Falsifiable Predictions from an Operational Definition of Time: Residual Synchronization and Clock-Based Tests

Time occupies an asymmetric role in modern physics, appearing as a dynamical coordinate in General Relativity while remaining an external parameter in quantum theory.Despite this conceptual tension, experimental access to time has reached unprecedented precision through advances in atomic clocks and global synchronization systems. These developments motivate a re-examination of time from an operational perspective. In this work, time is treated as a physical observable defined exclusively by measurable clock behavior and synchronization procedures.
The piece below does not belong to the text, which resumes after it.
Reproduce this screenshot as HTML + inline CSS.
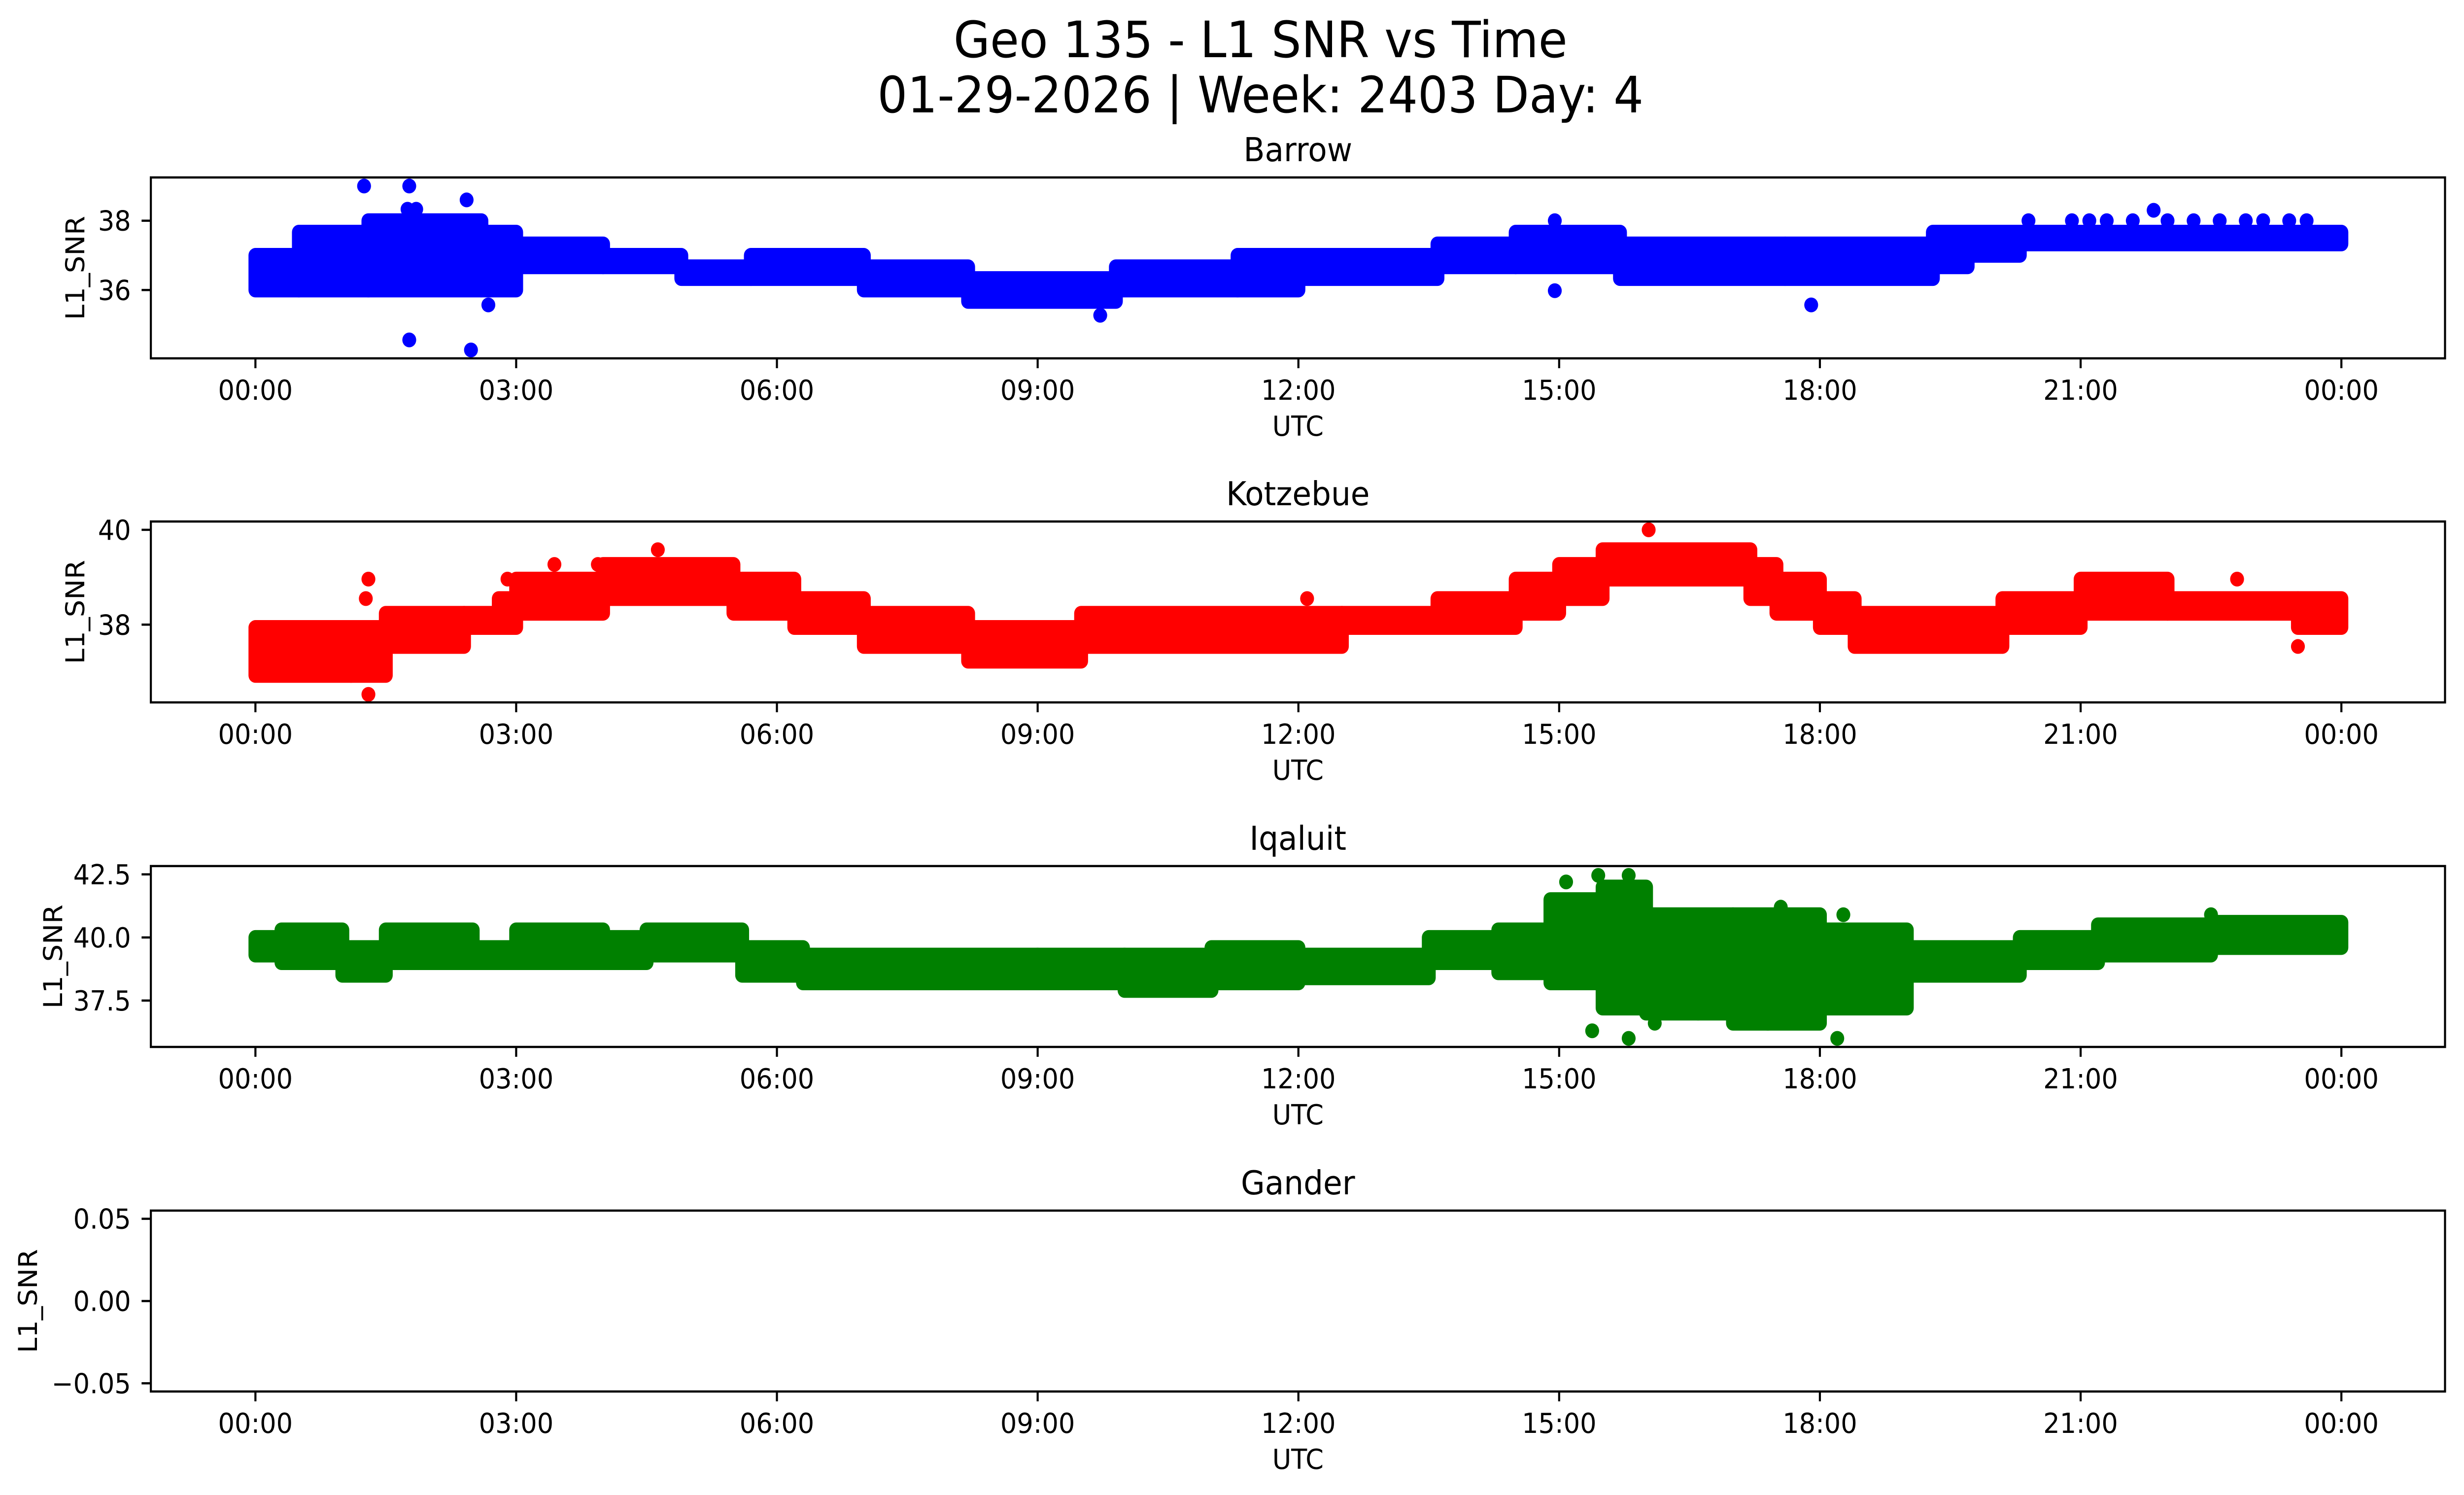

Within this framework, perfect synchronization is not assumed a priori; instead, any residual deviation after accounting for all known relativistic effects is treated as a potentially measurable physical quantity. We formulate a minimal and conservative hypothesis in which physical clocks may exhibit small, structure-dependent synchronization residuals beyond standard relativistic predictions. The framework is constructed to reduce exactly to General Relativity in the null limit, ensuring full compatibility with established theory. From this operational definition, we derive a set of explicit and experimentally falsifiable predictions involving optical clocks, fiber-based time-transfer networks, and satellite synchronization systems. Each prediction is designed such that it can be decisively confirmed or ruled out using existing or near-future experimental capabilities. This approach does not introduce new fields, forces, or modifications to spacetime geometry. Instead, it provides a clear experimental program for probing the physical realization of time itself through precision timekeeping, with both positive detections and null results offering meaningful constraints.